You can make a distinct four letter string from $\sf AAABNNS$ by selecting then arranging: $$\sf (AAA[B|S|N]) \mid (AANN) \mid ([AA|NN]BS) \mid ([AAN|NNA][B|S]) \mid (ANBS)$$
Count the ways for each case, then add.
- Triple and singleton (3 choice of singletons)
- $\binom 11\binom 3 1\frac{4!}{3!~1!}$
- Two pair
- Pair and two singletons
- Four singletons
Okay, bring out the big and boring guns.
We can have:
No multiple letters. Thus words using B,A,N,S. There are $4!$ such words.
One pair of double letters. That letter can be be A or N, and for the remaining two letters we can omit (A or N), B, or A. So there are $2*3$ choices of letters and for each choice of letter there are $4*3$ ways to place the two non repeating letters.
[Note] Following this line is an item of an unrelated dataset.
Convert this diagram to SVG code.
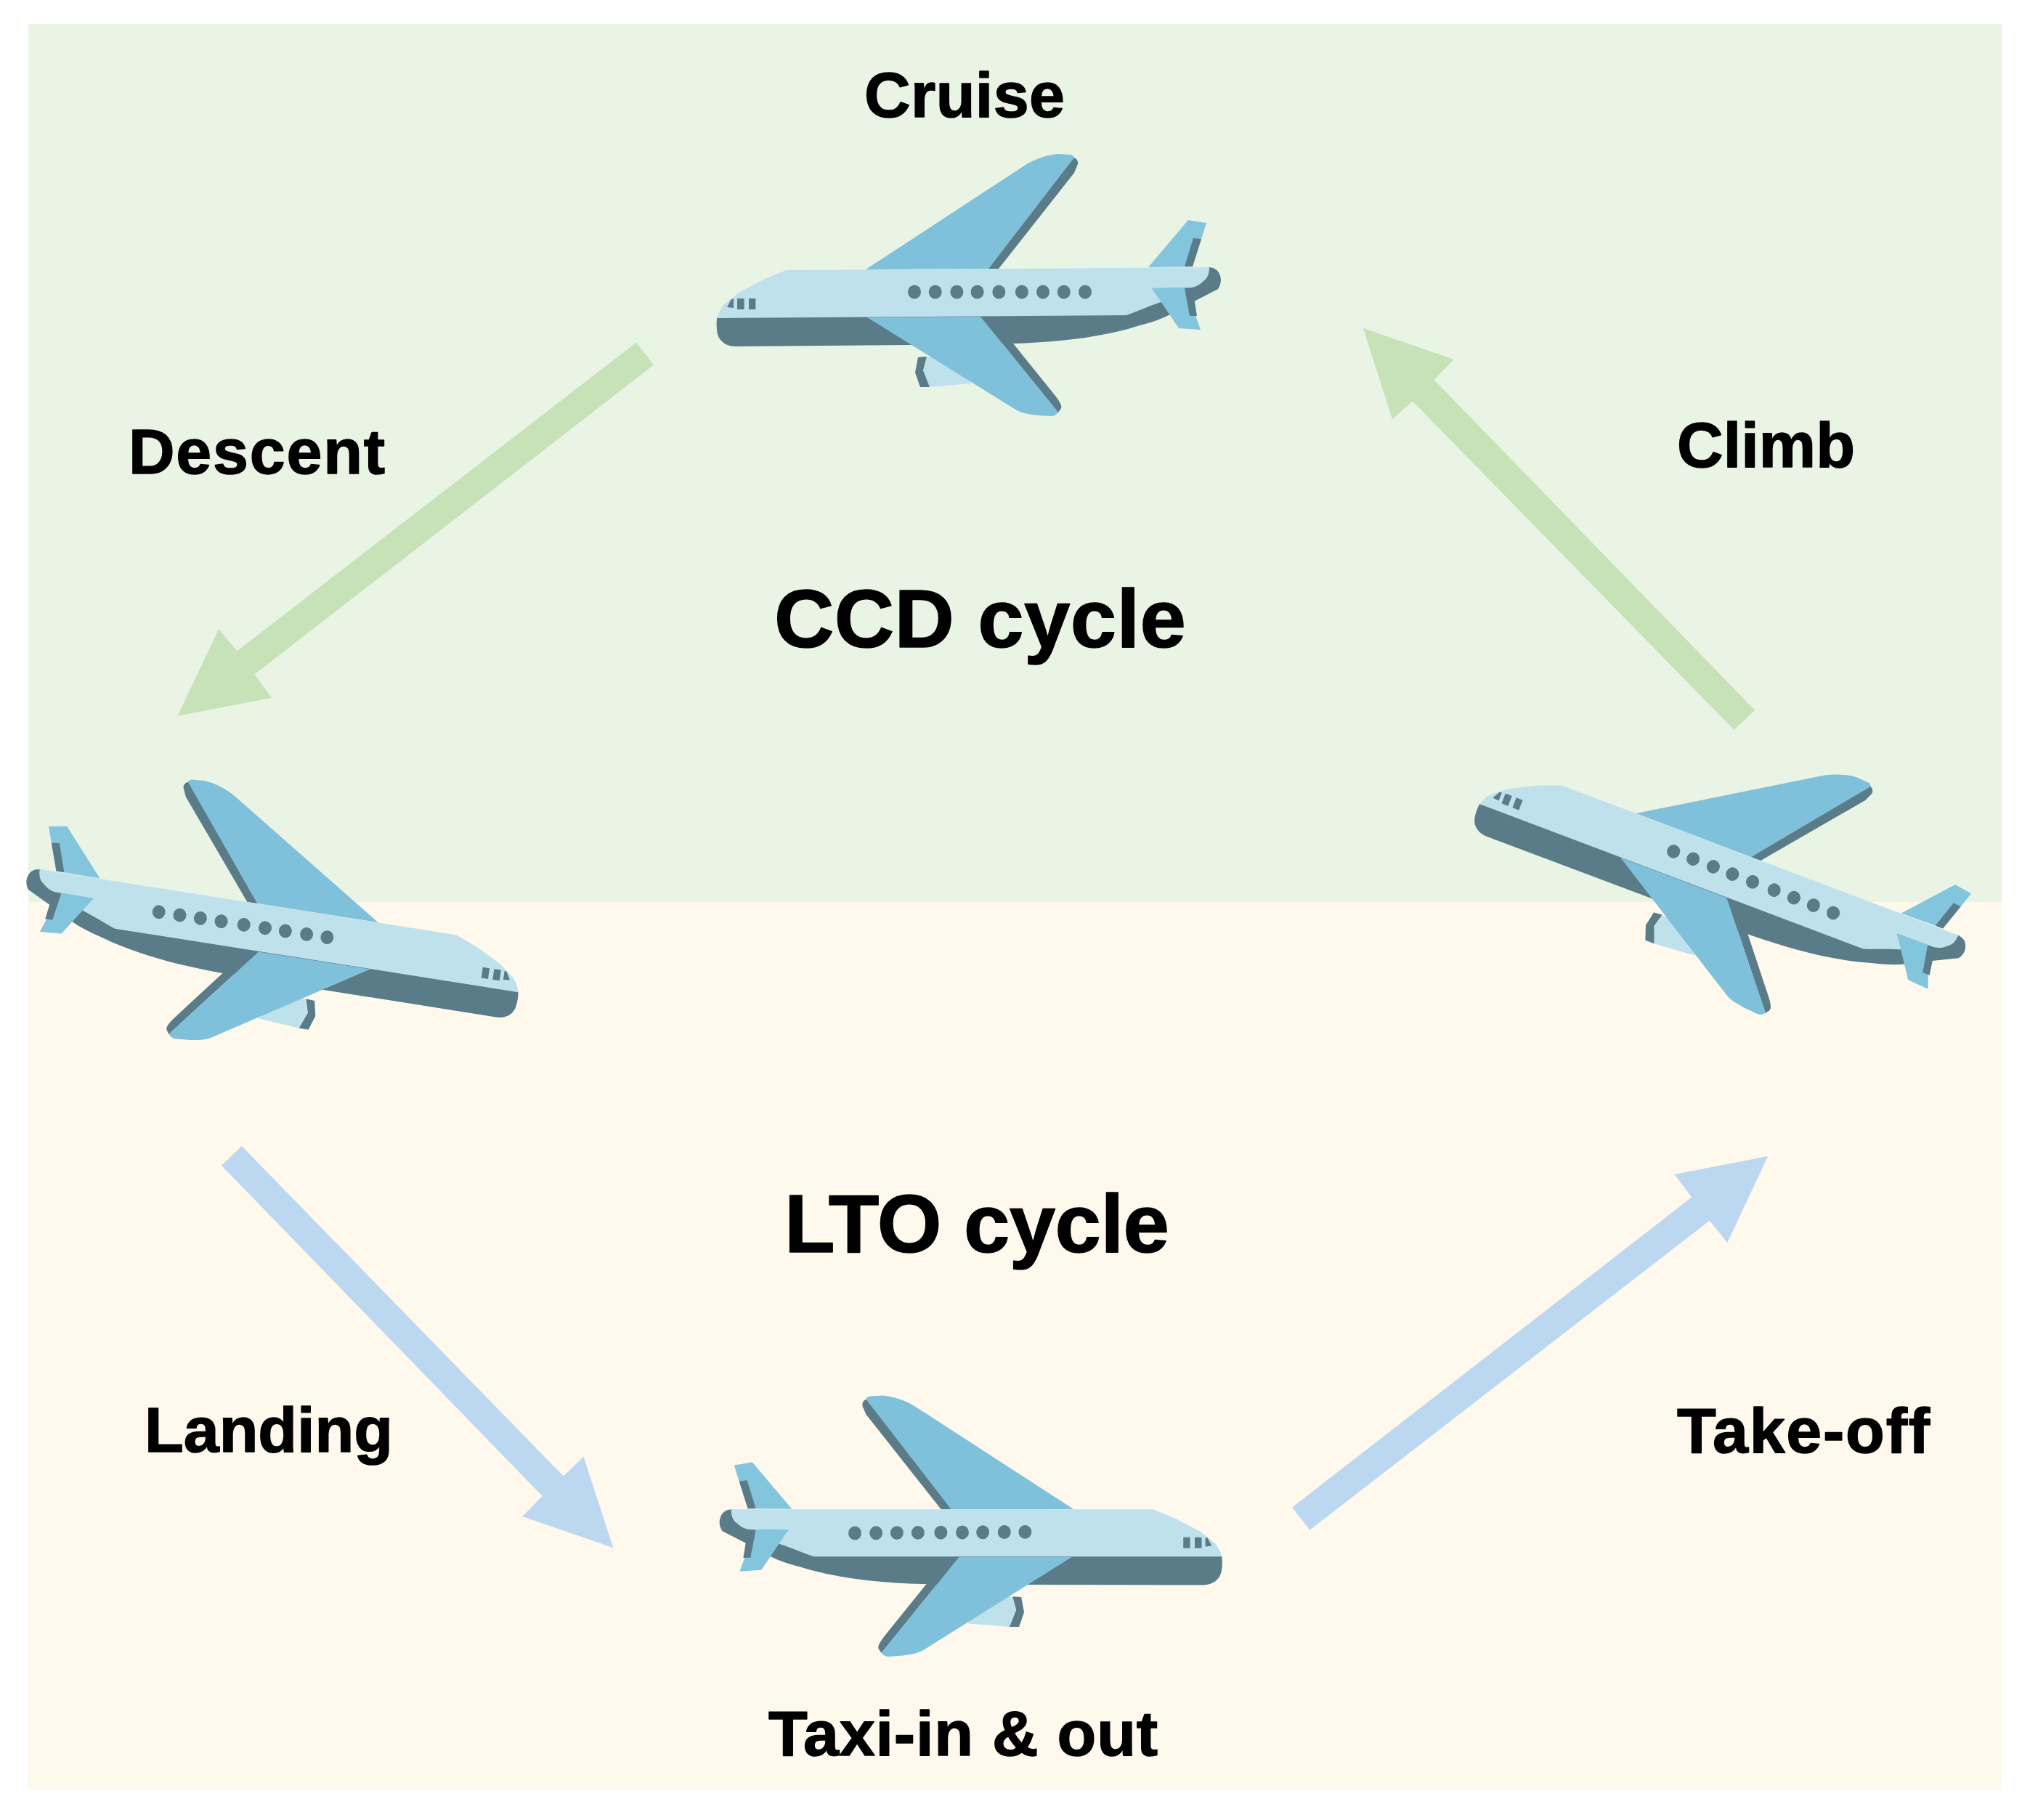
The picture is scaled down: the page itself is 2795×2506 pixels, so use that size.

So $6*4*3$ such words.
Two pairs of A and N. There are ${4 \choose 2}$ choices to arrange AANN.
Three letters. A and then N,B,S for the remaining letter. That is $3$ chooses of letters and $4$ choices of where to put the one non repeating letter. $3*4$ total.
So there are $4! + 6*4*3 + {4\choose2} + 3*4 = 24 + 72 + 6 + 12 = 114$ total.